--- WHAT YOU WILL DO ---
Render the material again word for word, skipping the pictures in it.

--- COLLECTED DATA ---

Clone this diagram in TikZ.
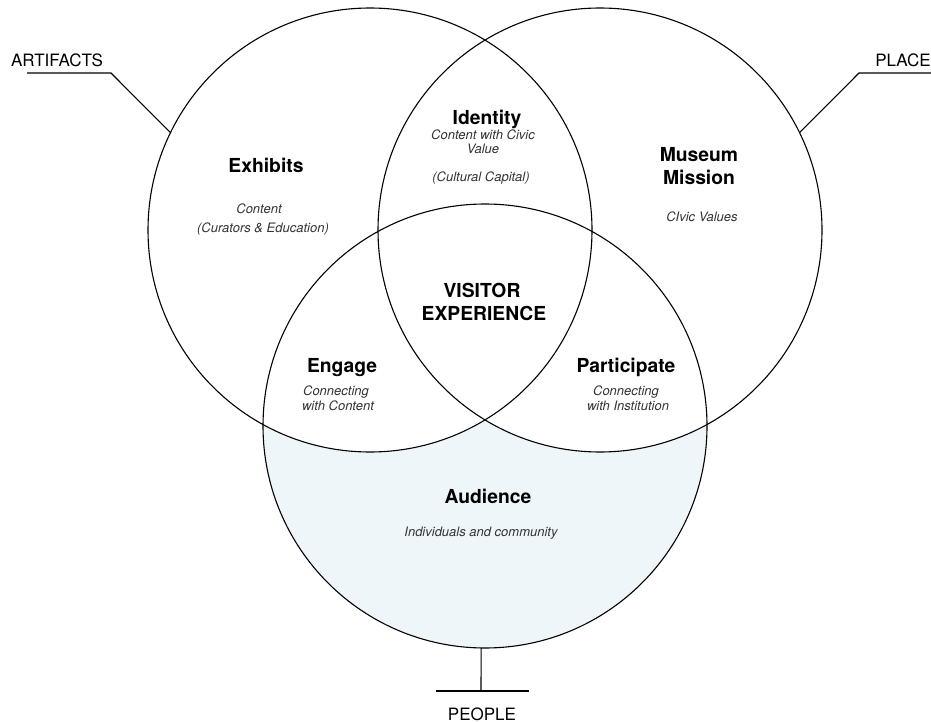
\documentclass[tikz,border=0pt]{standalone}
\usepackage{fontspec}
\setmainfont{TeX Gyre Heros}
\usepackage{xcolor}
\usepackage{tikz}

\definecolor{audfill}{HTML}{EEF6F9}
\definecolor{subgray}{HTML}{333333}

\tikzset{
  ring/.style={circle, draw, line width=1.1pt, minimum size=444pt, inner sep=0pt, outer sep=0pt},
  head/.style={font=\fontsize{19.3}{23}\selectfont\bfseries, anchor=base, inner sep=0pt},
  sub/.style={font=\fontsize{13}{15}\selectfont\itshape, text=subgray, anchor=base, inner sep=0pt},
  tag/.style={font=\fontsize{17}{19}\selectfont, anchor=base, inner sep=0pt},
  lead/.style={line width=1.1pt},
}

\begin{document}
\begin{tikzpicture}[x=1pt, y=-1pt]
\fill[white] (0,0) rectangle (931,722);
\useasboundingbox (0,0) rectangle (931,722);

% circle centres
\coordinate (artO) at (370,230);
\coordinate (plcO) at (600,230);
\coordinate (peoO) at (485,426);

% audience region
\fill[audfill] (peoO) circle (222pt);
\fill[white] (artO) circle (222pt);
\fill[white] (plcO) circle (222pt);

% the three circles
\node[ring] (artC) at (artO) {};
\node[ring] (plcC) at (plcO) {};
\node[ring] (peoC) at (peoO) {};

% Exhibits
\node[head] (exhT) at (266,173) {Exhibits};
\node[sub] (exhS1) at (259,213) {Content};
\node[sub] (exhS2) at (263,232) {(Curators \& Education)};

% Identity
\node[head] (idtT) at (487,125) {Identity};
\node[sub] (idtS1) at (483,140) {Content with Civic};
\node[sub] (idtS2) at (483,154) {Value};
\node[sub] (idtS3) at (481,182) {(Cultural Capital)};

% Museum Mission
\node[head] (musT1) at (699,162) {Museum};
\node[head] (musT2) at (699,185) {Mission};
\node[sub] (musS) at (702,222) {CIvic Values};

% Visitor experience
\node[head] (visT1) at (482,297) {VISITOR};
\node[head] (visT2) at (484,320) {EXPERIENCE};

% Engage
\node[head] (engT) at (342,372) {Engage};
\node[sub] (engS1) at (336,395) {Connecting};
\node[sub] (engS2) at (338,410) {with Content};

% Participate
\node[head] (parT) at (626,372) {Participate};
\node[sub] (parS1) at (626,395) {Connecting};
\node[sub] (parS2) at (628,410) {with Institution};

% Audience
\node[head] (audT) at (488,503) {Audience};
\node[sub] (audS) at (481,536) {Individuals and community};

% outside labels
\node[tag] (artT) at (57,67) {ARTIFACTS};
\node[tag] (plcT) at (903,67) {PLACE};
\node[tag] (peoT) at (482,720) {PEOPLE};

\coordinate (artL) at (27,73);
\coordinate (artK) at (111,73);
\coordinate (plcR) at (931,73);
\coordinate (plcK) at (859,73);
\coordinate (peoK) at (481,691);
\coordinate (peoL) at (436,691);
\coordinate (peoR) at (529,691);

\draw[lead] (artL) -- (artK) -- (artC.154);
\draw[lead] (plcR) -- (plcK) -- (plcC.26);
\draw[lead] (peoC.-91) -- (peoK);
\draw[lead] (peoL) -- (peoR);
\end{tikzpicture}
\end{document}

--- COMPLETE RESPONSE ---
Clone this diagram in TikZ.
\documentclass[tikz,border=0pt]{standalone}
\usepackage{fontspec}
\setmainfont{TeX Gyre Heros}
\usepackage{xcolor}
\usepackage{tikz}

\definecolor{audfill}{HTML}{EEF6F9}
\definecolor{subgray}{HTML}{333333}

\tikzset{
  ring/.style={circle, draw, line width=1.1pt, minimum size=444pt, inner sep=0pt, outer sep=0pt},
  head/.style={font=\fontsize{19.3}{23}\selectfont\bfseries, anchor=base, inner sep=0pt},
  sub/.style={font=\fontsize{13}{15}\selectfont\itshape, text=subgray, anchor=base, inner sep=0pt},
  tag/.style={font=\fontsize{17}{19}\selectfont, anchor=base, inner sep=0pt},
  lead/.style={line width=1.1pt},
}

\begin{document}
\begin{tikzpicture}[x=1pt, y=-1pt]
\fill[white] (0,0) rectangle (931,722);
\useasboundingbox (0,0) rectangle (931,722);

% circle centres
\coordinate (artO) at (370,230);
\coordinate (plcO) at (600,230);
\coordinate (peoO) at (485,426);

% audience region
\fill[audfill] (peoO) circle (222pt);
\fill[white] (artO) circle (222pt);
\fill[white] (plcO) circle (222pt);

% the three circles
\node[ring] (artC) at (artO) {};
\node[ring] (plcC) at (plcO) {};
\node[ring] (peoC) at (peoO) {};

% Exhibits
\node[head] (exhT) at (266,173) {Exhibits};
\node[sub] (exhS1) at (259,213) {Content};
\node[sub] (exhS2) at (263,232) {(Curators \& Education)};

% Identity
\node[head] (idtT) at (487,125) {Identity};
\node[sub] (idtS1) at (483,140) {Content with Civic};
\node[sub] (idtS2) at (483,154) {Value};
\node[sub] (idtS3) at (481,182) {(Cultural Capital)};

% Museum Mission
\node[head] (musT1) at (699,162) {Museum};
\node[head] (musT2) at (699,185) {Mission};
\node[sub] (musS) at (702,222) {CIvic Values};

% Visitor experience
\node[head] (visT1) at (482,297) {VISITOR};
\node[head] (visT2) at (484,320) {EXPERIENCE};

% Engage
\node[head] (engT) at (342,372) {Engage};
\node[sub] (engS1) at (336,395) {Connecting};
\node[sub] (engS2) at (338,410) {with Content};

% Participate
\node[head] (parT) at (626,372) {Participate};
\node[sub] (parS1) at (626,395) {Connecting};
\node[sub] (parS2) at (628,410) {with Institution};

% Audience
\node[head] (audT) at (488,503) {Audience};
\node[sub] (audS) at (481,536) {Individuals and community};

% outside labels
\node[tag] (artT) at (57,67) {ARTIFACTS};
\node[tag] (plcT) at (903,67) {PLACE};
\node[tag] (peoT) at (482,720) {PEOPLE};

\coordinate (artL) at (27,73);
\coordinate (artK) at (111,73);
\coordinate (plcR) at (931,73);
\coordinate (plcK) at (859,73);
\coordinate (peoK) at (481,691);
\coordinate (peoL) at (436,691);
\coordinate (peoR) at (529,691);

\draw[lead] (artL) -- (artK) -- (artC.154);
\draw[lead] (plcR) -- (plcK) -- (plcC.26);
\draw[lead] (peoC.-91) -- (peoK);
\draw[lead] (peoL) -- (peoR);
\end{tikzpicture}
\end{document}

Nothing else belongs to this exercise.